» Given task:
Copy every line from the material below that holds "diagram".
>> BEGIN Entries supplied
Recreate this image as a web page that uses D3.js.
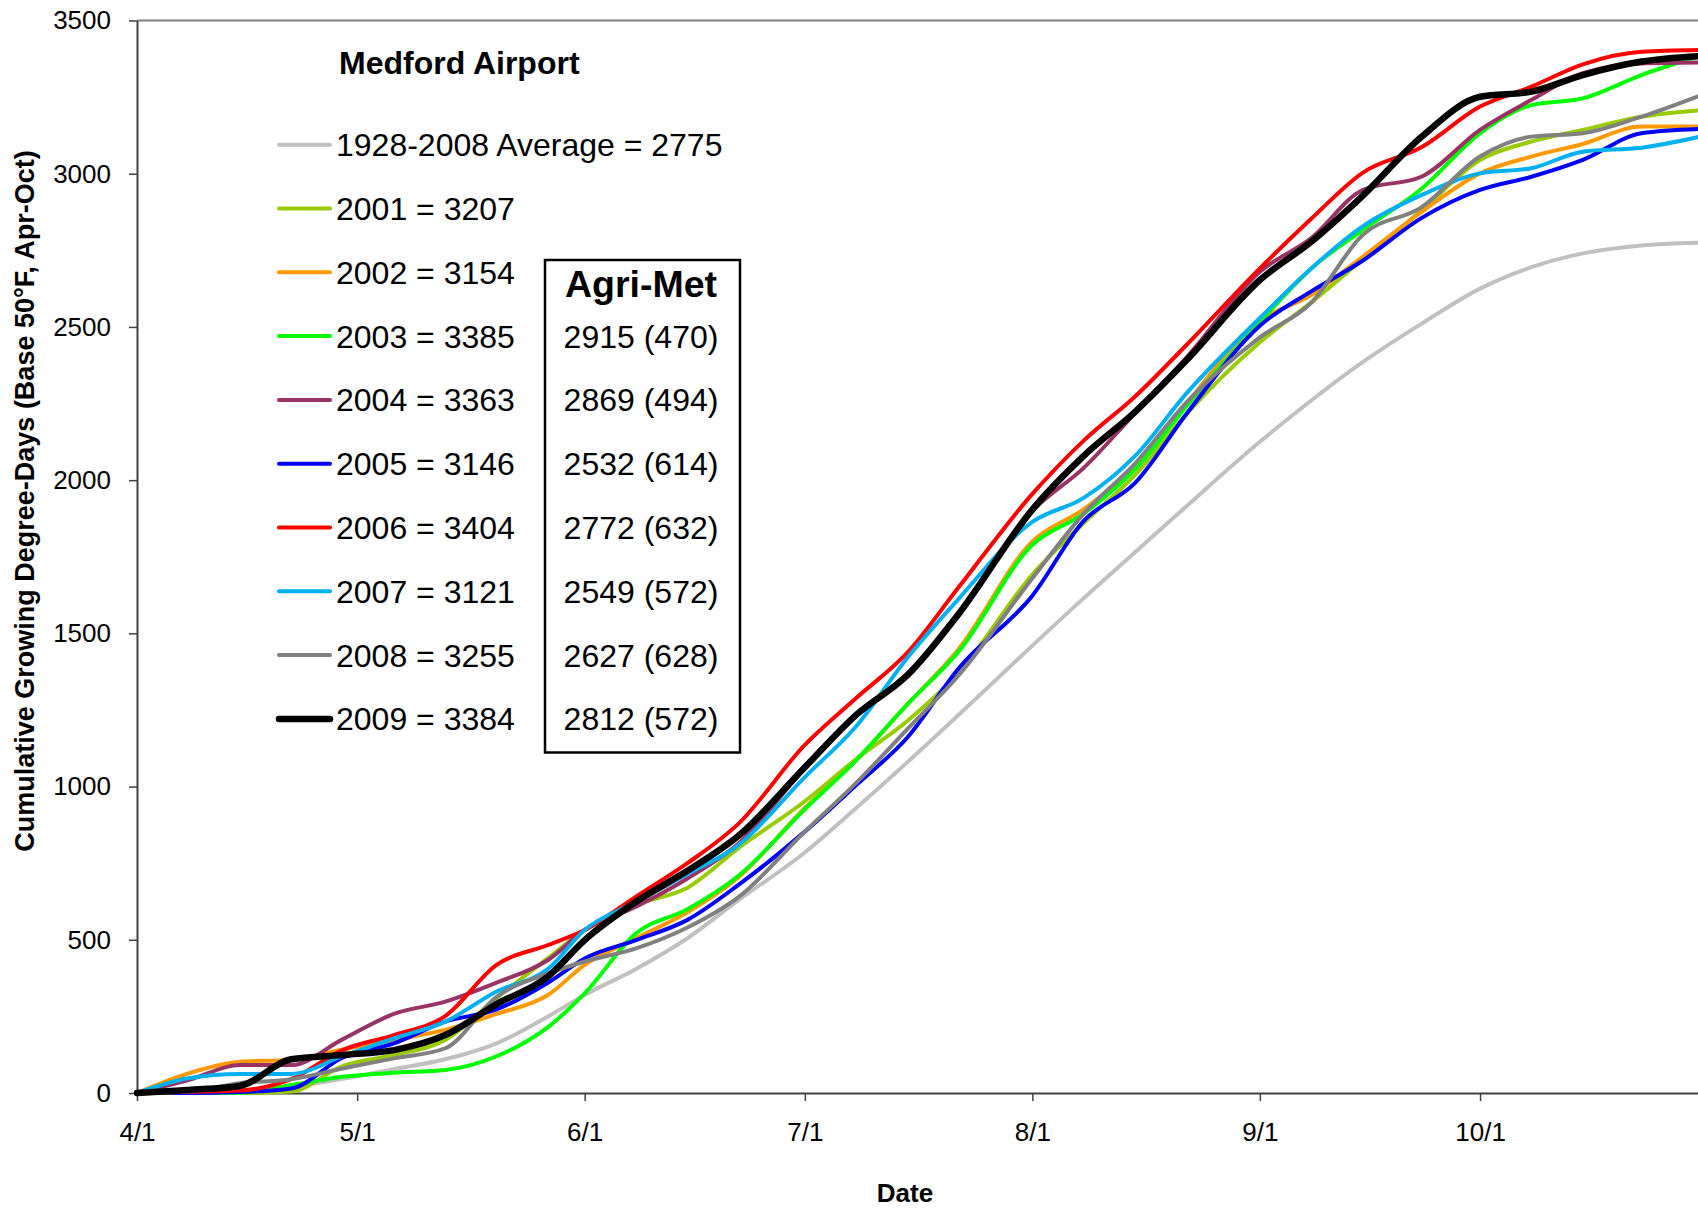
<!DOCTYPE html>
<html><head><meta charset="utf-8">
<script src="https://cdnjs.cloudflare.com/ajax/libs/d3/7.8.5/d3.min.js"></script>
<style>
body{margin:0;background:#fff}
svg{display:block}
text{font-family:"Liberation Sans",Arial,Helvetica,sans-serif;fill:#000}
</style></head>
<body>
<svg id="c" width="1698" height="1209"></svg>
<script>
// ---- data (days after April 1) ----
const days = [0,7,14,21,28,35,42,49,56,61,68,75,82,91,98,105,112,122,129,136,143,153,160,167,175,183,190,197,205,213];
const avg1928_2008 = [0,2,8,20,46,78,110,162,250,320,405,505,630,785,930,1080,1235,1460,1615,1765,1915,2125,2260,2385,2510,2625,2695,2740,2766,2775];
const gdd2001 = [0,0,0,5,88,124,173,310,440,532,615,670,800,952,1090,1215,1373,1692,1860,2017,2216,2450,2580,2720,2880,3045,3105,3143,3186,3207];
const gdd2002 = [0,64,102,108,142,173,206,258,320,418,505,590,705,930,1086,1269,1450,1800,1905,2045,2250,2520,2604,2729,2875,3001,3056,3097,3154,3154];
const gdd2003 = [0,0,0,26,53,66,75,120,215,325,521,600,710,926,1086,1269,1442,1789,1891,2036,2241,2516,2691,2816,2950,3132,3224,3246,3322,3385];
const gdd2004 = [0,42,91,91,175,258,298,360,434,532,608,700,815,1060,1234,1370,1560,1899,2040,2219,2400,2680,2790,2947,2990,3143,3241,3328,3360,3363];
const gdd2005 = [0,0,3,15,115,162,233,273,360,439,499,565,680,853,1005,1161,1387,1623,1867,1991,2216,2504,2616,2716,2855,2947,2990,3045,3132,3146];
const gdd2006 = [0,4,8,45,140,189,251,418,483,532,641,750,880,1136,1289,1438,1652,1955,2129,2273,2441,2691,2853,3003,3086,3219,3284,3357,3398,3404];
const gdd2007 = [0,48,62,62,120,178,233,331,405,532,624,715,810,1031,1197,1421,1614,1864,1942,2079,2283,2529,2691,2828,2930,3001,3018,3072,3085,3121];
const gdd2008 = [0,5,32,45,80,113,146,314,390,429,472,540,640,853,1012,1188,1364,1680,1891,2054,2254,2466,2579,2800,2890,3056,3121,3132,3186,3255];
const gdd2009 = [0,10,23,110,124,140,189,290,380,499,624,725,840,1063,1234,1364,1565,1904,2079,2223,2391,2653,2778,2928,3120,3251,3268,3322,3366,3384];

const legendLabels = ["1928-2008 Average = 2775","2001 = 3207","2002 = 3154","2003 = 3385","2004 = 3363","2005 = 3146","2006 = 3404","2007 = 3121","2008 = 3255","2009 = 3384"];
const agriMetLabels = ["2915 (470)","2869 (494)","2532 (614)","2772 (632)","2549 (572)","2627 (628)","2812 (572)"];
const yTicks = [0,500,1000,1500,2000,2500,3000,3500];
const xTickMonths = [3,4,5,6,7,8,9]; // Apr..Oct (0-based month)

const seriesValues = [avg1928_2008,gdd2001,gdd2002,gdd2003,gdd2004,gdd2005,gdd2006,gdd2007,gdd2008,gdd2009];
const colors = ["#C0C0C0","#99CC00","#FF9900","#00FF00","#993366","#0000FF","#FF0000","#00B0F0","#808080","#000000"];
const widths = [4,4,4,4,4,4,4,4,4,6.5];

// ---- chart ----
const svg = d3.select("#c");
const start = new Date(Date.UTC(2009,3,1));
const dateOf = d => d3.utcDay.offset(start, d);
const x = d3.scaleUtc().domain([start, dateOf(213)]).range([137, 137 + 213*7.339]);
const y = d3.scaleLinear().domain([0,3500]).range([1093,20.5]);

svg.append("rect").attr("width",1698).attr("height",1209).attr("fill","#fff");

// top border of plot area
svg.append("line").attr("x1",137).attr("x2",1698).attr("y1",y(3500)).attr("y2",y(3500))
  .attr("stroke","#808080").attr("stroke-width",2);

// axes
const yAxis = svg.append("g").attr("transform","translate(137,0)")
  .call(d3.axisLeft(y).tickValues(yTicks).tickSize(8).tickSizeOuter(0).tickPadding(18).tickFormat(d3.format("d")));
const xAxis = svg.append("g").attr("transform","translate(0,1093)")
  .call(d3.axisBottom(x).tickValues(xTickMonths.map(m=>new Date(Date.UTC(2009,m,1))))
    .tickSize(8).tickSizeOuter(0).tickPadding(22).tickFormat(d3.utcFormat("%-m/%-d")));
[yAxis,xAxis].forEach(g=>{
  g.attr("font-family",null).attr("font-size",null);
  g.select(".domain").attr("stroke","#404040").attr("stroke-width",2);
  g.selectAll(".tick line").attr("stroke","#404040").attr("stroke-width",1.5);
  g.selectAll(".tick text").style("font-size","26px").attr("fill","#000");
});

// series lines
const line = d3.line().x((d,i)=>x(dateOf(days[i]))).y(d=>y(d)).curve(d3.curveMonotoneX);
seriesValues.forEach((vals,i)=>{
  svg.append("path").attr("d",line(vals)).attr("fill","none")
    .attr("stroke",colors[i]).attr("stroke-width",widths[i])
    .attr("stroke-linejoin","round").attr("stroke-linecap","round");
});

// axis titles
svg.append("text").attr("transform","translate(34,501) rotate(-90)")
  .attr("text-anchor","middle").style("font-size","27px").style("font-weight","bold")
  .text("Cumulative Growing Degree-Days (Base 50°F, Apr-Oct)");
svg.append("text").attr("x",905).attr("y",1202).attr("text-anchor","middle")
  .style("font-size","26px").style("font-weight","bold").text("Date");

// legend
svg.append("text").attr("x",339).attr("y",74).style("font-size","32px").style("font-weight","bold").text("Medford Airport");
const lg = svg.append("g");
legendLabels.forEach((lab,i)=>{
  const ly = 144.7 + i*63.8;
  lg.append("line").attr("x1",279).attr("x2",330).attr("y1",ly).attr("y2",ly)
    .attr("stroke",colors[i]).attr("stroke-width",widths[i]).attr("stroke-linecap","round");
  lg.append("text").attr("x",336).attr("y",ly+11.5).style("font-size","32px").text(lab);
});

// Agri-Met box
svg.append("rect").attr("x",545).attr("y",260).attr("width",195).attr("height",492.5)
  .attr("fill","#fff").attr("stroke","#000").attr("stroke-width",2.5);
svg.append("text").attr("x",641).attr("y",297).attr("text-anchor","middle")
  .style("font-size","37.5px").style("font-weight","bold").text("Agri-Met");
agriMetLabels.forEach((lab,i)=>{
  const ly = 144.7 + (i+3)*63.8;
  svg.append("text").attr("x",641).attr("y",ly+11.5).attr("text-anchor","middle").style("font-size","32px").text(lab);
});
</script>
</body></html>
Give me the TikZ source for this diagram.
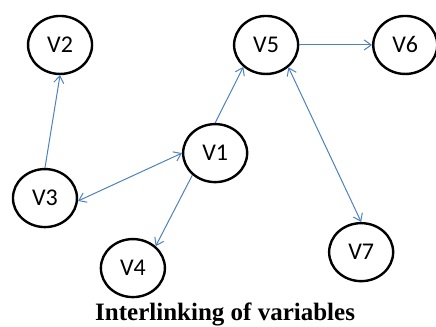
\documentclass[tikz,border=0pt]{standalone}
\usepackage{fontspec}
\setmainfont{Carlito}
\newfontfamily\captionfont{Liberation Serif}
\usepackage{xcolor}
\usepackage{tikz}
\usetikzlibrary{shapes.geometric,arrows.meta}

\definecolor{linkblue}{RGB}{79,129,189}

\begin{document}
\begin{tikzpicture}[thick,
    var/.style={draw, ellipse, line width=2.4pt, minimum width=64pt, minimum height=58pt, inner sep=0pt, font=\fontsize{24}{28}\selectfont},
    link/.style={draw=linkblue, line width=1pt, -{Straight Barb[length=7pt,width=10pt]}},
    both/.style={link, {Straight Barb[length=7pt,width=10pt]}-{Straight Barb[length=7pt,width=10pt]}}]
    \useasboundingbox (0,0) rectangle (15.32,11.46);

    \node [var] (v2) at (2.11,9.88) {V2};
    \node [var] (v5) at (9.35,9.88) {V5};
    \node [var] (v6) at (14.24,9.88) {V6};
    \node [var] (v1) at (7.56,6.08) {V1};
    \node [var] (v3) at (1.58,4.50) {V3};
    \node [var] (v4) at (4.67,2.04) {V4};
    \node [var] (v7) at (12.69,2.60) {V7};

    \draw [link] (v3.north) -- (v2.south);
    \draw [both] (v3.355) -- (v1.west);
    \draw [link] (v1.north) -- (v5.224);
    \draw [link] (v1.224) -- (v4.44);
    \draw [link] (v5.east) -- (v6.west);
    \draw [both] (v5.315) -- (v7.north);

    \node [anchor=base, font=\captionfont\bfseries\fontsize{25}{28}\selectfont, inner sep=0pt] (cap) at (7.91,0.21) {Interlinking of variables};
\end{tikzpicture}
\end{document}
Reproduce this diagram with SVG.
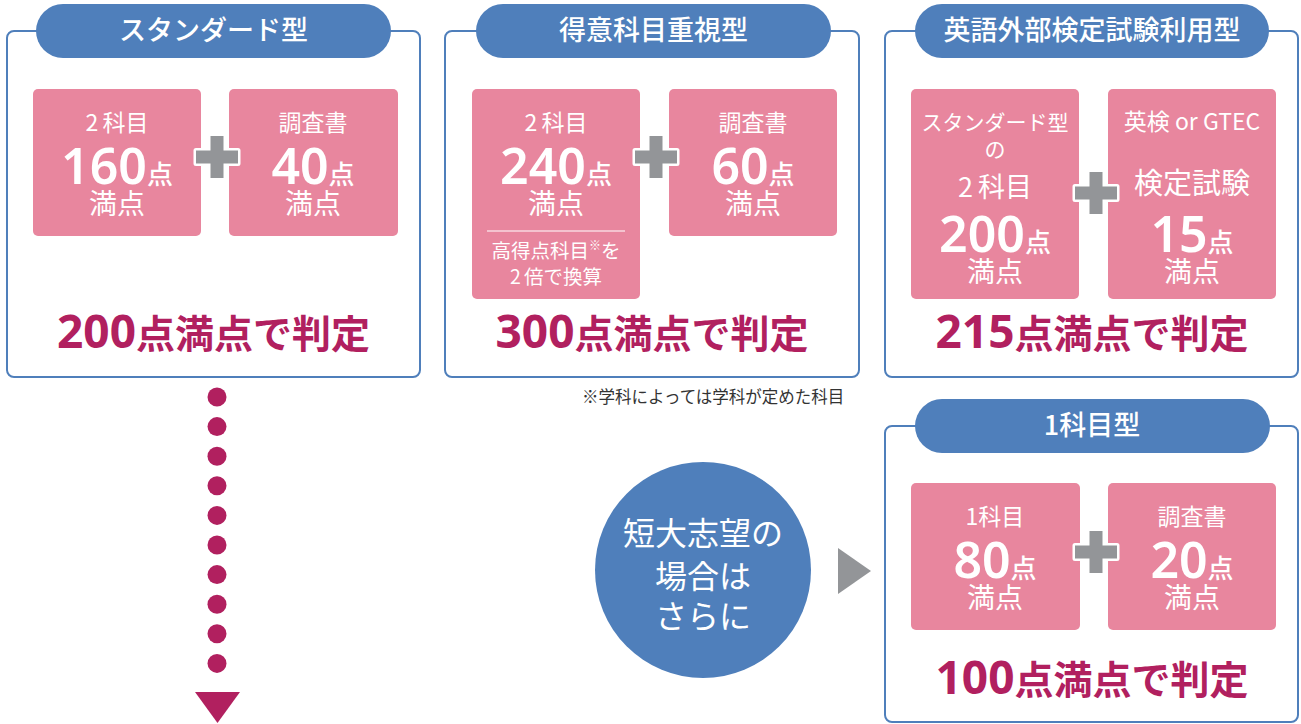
>> END Entries supplied
» Solution to this problem:
Give me the TikZ source for this diagram.
Reproduce this diagram with SVG.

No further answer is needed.